We shall shake his shoulders and his words will fall from him –
either in little soft piles that call out to be touched
or the sand will fall out, leaving little shiny bits behind in the pan
or maybe both –
little piles of flour, topped with gold.
I doubt it is no other but the main, His father’s death and our o’erhasty marriage.
She’s not wrong. She’s missing (perhaps) a crucial bit of information
(some stuff about a ghost and a murder) but it could all be pretty much tied
to these two events fundamentally.
Gertrude’s not a dummy. She understands a few things – both about her son
and the world. Smart cookie, that Gertie.
He tells me, my dear Gertrude, he hath found The head and source of all your son’s distemper.
We are ever looking for the cause.
It is the cause, it is the cause, my soul.
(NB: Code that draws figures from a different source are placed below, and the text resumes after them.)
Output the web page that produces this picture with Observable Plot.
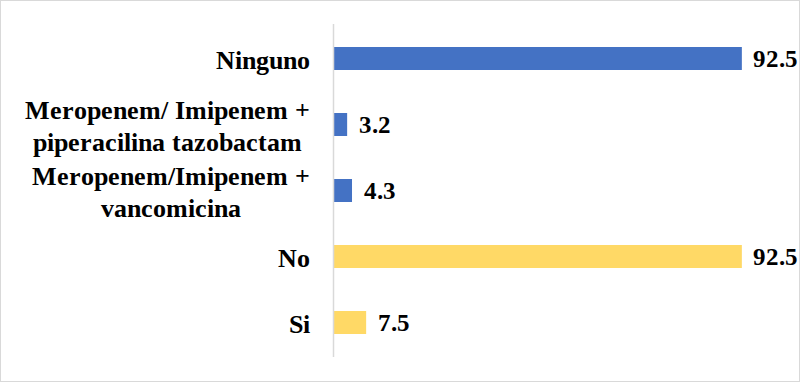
<!DOCTYPE html>
<html>
<head>
<meta charset="utf-8">
<script src="https://cdn.jsdelivr.net/npm/d3@7"></script>
<script src="https://cdn.jsdelivr.net/npm/@observablehq/plot@0.6"></script>
<style>
  @font-face { font-family: "ChartSerif"; font-weight: 700; font-style: normal;
    src: local("Liberation Serif Bold"), local("LiberationSerif-Bold"), local("Times New Roman Bold"), local("TimesNewRomanPS-BoldMT"); }
  @font-face { font-family: "ChartSerif"; font-weight: 400; font-style: normal;
    src: local("Liberation Serif"), local("LiberationSerif"), local("Times New Roman"); }
  html, body { margin: 0; padding: 0; background: #fff; }
  #wrap { position: relative; width: 800px; height: 382px; overflow: hidden; }
  #wrap svg { display: block; overflow: visible; }
  #wrap svg text, #wrap svg tspan { font-family: ChartSerif, "Liberation Serif", "Times New Roman", serif; }
  #border { position: absolute; left: 0; top: 0; width: 800px; height: 382px; box-sizing: border-box;
            border: 1.5px solid #d9d9d9; pointer-events: none; }
</style>
</head>
<body>
<div id="wrap"><div id="border"></div></div>
<script>
const categories = [
  "Ninguno",
  "Meropenem/ Imipenem +\npiperacilina tazobactam",
  "Meropenem/Imipenem +\nvancomicina",
  "No",
  "Si"
];
const values = [92.5, 3.2, 4.3, 92.5, 7.5];
const groups = ["Antibiótico", "Antibiótico", "Antibiótico", "Respuesta", "Respuesta"];
const groupNames = ["Antibiótico", "Respuesta"];
const groupColors = ["#4472C4", "#FFD966"];

const data = categories.map((c, i) => ({category: c, value: values[i], group: groups[i]}));
const serif = "ChartSerif, 'Liberation Serif', 'Times New Roman', serif";
const wrap = document.getElementById("wrap");
let current = null;

function render() {
  const chart = Plot.plot({
    width: 800,
    height: 382,
    marginLeft: 333,
    marginRight: 25,
    marginTop: 24,
    marginBottom: 25,
    style: "background: transparent; font-family: " + serif + ";",
    x: {domain: [0, 100], axis: null},
    y: {domain: categories, paddingInner: 0.65, paddingOuter: 0.325, label: null},
    color: {domain: groupNames, range: groupColors},
    marks: [
      Plot.barX(data, {x: "value", y: "category", fill: "group", insetLeft: 1}),
      Plot.ruleX([0], {stroke: "#d9d9d9", strokeWidth: 1.5}),
      Plot.axisY({
        tickSize: 0, tickPadding: 24, fontSize: 26, fontWeight: "bold",
        fill: "#000", lineHeight: 1.2, label: null
      }),
      Plot.text(data, {
        x: "value", y: "category", text: d => d.value.toFixed(1),
        textAnchor: "start", dx: 11, fontSize: 25, fontWeight: "bold", fill: "#000"
      })
    ]
  });
  if (current) current.replaceWith(chart);
  else wrap.insertBefore(chart, document.getElementById("border"));
  current = chart;
  chart.querySelectorAll("text").forEach(t => t.style.setProperty("font-family", serif));

  // Center multi-line category labels as blocks (Excel-style), keeping their right edge.
  chart.querySelectorAll('g[aria-label="y-axis tick label"] text').forEach(t => {
    const b = t.getBBox();
    const cx = b.x + b.width / 2;
    t.setAttribute("text-anchor", "middle");
    const spans = t.querySelectorAll("tspan");
    if (spans.length) spans.forEach(s => s.setAttribute("x", cx));
    else t.setAttribute("x", cx);
  });
}

render();
if (document.fonts && document.fonts.load) {
  Promise.all([
    document.fonts.load("bold 26px ChartSerif"),
    document.fonts.load("bold 25px ChartSerif")
  ]).then(() => requestAnimationFrame(render)).catch(() => {});
}
</script>
</body>
</html>
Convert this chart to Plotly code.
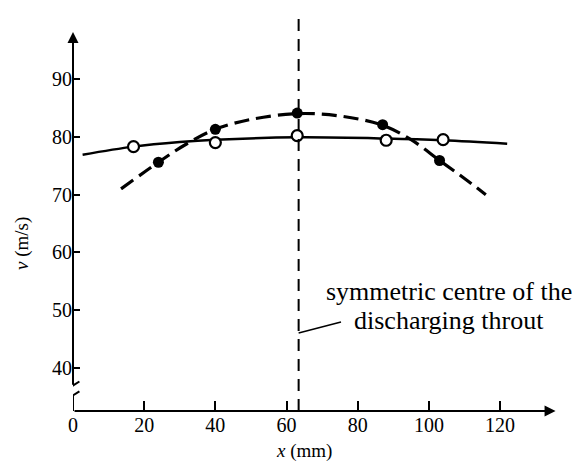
import plotly.graph_objects as go

# Data
open_x = [17, 40, 63, 88, 104]
open_y = [78.3, 79.0, 80.2, 79.4, 79.5]
filled_x = [24, 40, 63, 87, 103]
filled_y = [75.6, 81.3, 84.1, 82.1, 75.9]

solid_curve_x = [2.7, 17, 30, 40, 63, 88, 104, 122]
solid_curve_y = [76.9, 78.3, 79.1, 79.5, 79.9, 79.7, 79.4, 78.8]
dashed_curve_x = [13.5, 24, 32, 40, 50, 63, 75, 87, 95, 103, 110, 116]
dashed_curve_y = [71.0, 75.6, 78.8, 81.3, 83.0, 84.0, 83.6, 82.0, 79.5, 75.9, 72.8, 70.0]

centre_x = 63.4
x_ticks = [0, 20, 40, 60, 80, 100, 120]
x_tick_labels = ["0", "20", "40", "60", "80", "100", "120"]
y_ticks = [40, 50, 60, 70, 80, 90]
y_tick_labels = ["40", "50", "60", "70", "80", "90"]

X_RANGE = [0, 136]
Y_RANGE = [32.6, 101.4]
FONT = "Liberation Serif"

fig = go.Figure()
fig.add_trace(go.Scatter(x=solid_curve_x, y=solid_curve_y, mode="lines",
                         line=dict(color="black", width=2.5, shape="spline", smoothing=1.0),
                         showlegend=False, hoverinfo="skip"))
fig.add_trace(go.Scatter(x=dashed_curve_x, y=dashed_curve_y, mode="lines",
                         line=dict(color="black", width=3.2, dash="15px,7px", shape="spline", smoothing=1.0),
                         showlegend=False, hoverinfo="skip"))
fig.add_trace(go.Scatter(x=open_x, y=open_y, mode="markers",
                         marker=dict(symbol="circle", size=11, color="white",
                                     line=dict(color="black", width=2.2)),
                         showlegend=False))
fig.add_trace(go.Scatter(x=filled_x, y=filled_y, mode="markers",
                         marker=dict(symbol="circle", size=11, color="black"),
                         showlegend=False))

# vertical dashed centre line
fig.add_shape(type="line", xref="x", yref="y", x0=centre_x, x1=centre_x,
              y0=Y_RANGE[0], y1=Y_RANGE[1], line=dict(color="black", width=2, dash="12px,8px"))
# leader line
fig.add_shape(type="line", xref="x", yref="y", x0=centre_x, x1=75.3, y0=46.1, y1=48.0,
              line=dict(color="black", width=1.5))

# y-axis (broken) and x-axis with arrows
fig.add_shape(type="line", xref="x", yref="y", x0=0, x1=0, y0=Y_RANGE[0], y1=35.3,
              line=dict(color="black", width=2))
fig.add_annotation(x=0, y=98.1, ax=0, ay=36.9, xref="x", yref="y", axref="x", ayref="y",
                   showarrow=True, arrowhead=2, arrowsize=1.1, arrowwidth=2, arrowcolor="black", text="")
fig.add_annotation(x=135.6, y=Y_RANGE[0], ax=0, ay=Y_RANGE[0], xref="x", yref="y", axref="x", ayref="y",
                   showarrow=True, arrowhead=2, arrowsize=1.1, arrowwidth=2, arrowcolor="black", text="")
# break marks
for yb in [34.6, 36.3]:
    fig.add_shape(type="line", xref="x", yref="y", x0=-1.8, x1=1.8, y0=yb, y1=yb + 1.4,
                  line=dict(color="black", width=2))

fig.add_annotation(x=70.5, y=53.2, xref="x", yref="y", xanchor="left", yanchor="middle",
                   text="symmetric centre of the", showarrow=False,
                   font=dict(family=FONT, size=26, color="black"))
fig.add_annotation(x=78.4, y=48.3, xref="x", yref="y", xanchor="left", yanchor="middle",
                   text="discharging throut", showarrow=False,
                   font=dict(family=FONT, size=26, color="black"))

fig.add_annotation(x=-0.105, y=0.42, xref="paper", yref="paper", textangle=-90,
                   xanchor="center", yanchor="middle",
                   text="<i>v</i> (m/s)", showarrow=False,
                   font=dict(family=FONT, size=19, color="black"))
fig.add_annotation(x=0.477, y=-0.1, xref="paper", yref="paper",
                   xanchor="center", yanchor="middle",
                   text="<i>x</i> (mm)", showarrow=False,
                   font=dict(family=FONT, size=19, color="black"))

fig.update_xaxes(range=X_RANGE, showgrid=False, zeroline=False, showline=False,
                 ticks="inside", ticklen=10, tickwidth=1.5, tickcolor="black",
                 tickvals=x_ticks, ticktext=x_tick_labels, ticklabelstandoff=0,
                 automargin=False,
                 tickfont=dict(family=FONT, size=20, color="black"))
fig.update_yaxes(range=Y_RANGE, showgrid=False, zeroline=False, showline=False,
                 ticks="inside", ticklen=7, tickwidth=1.5, tickcolor="black",
                 tickvals=y_ticks, ticktext=y_tick_labels, ticklabelstandoff=0,
                 automargin=False,
                 tickfont=dict(family=FONT, size=20, color="black"))
fig.update_layout(width=583, height=465, margin=dict(l=73, r=26, t=13, b=54),
                  plot_bgcolor="white", paper_bgcolor="white")
fig.write_html("out.html", config={"displayModeBar": False},
               post_script="document.body.style.margin='0px';")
Or what we are hoping to be the cause.
We want to know the trigger when the gun’s been fired. Why? What made him do that? What made him lose his marbles? It must have BEEN something. An event? A disappointment? A sudden cruelty or act of violence? But the truth of these things, the truth of real madness (not the kind you make up to throw murderous uncles off your scent) rarely has a trigger. It is highly unsatisfying to probe the onset of it and find no trigger, no smoking gun, just a possible change in brain chemistry or some wiring that just sort of came loose.
There is no satisfaction to be had, no explanation that makes sense, no context to insure us that it won’t happen to us. Because it could. It could.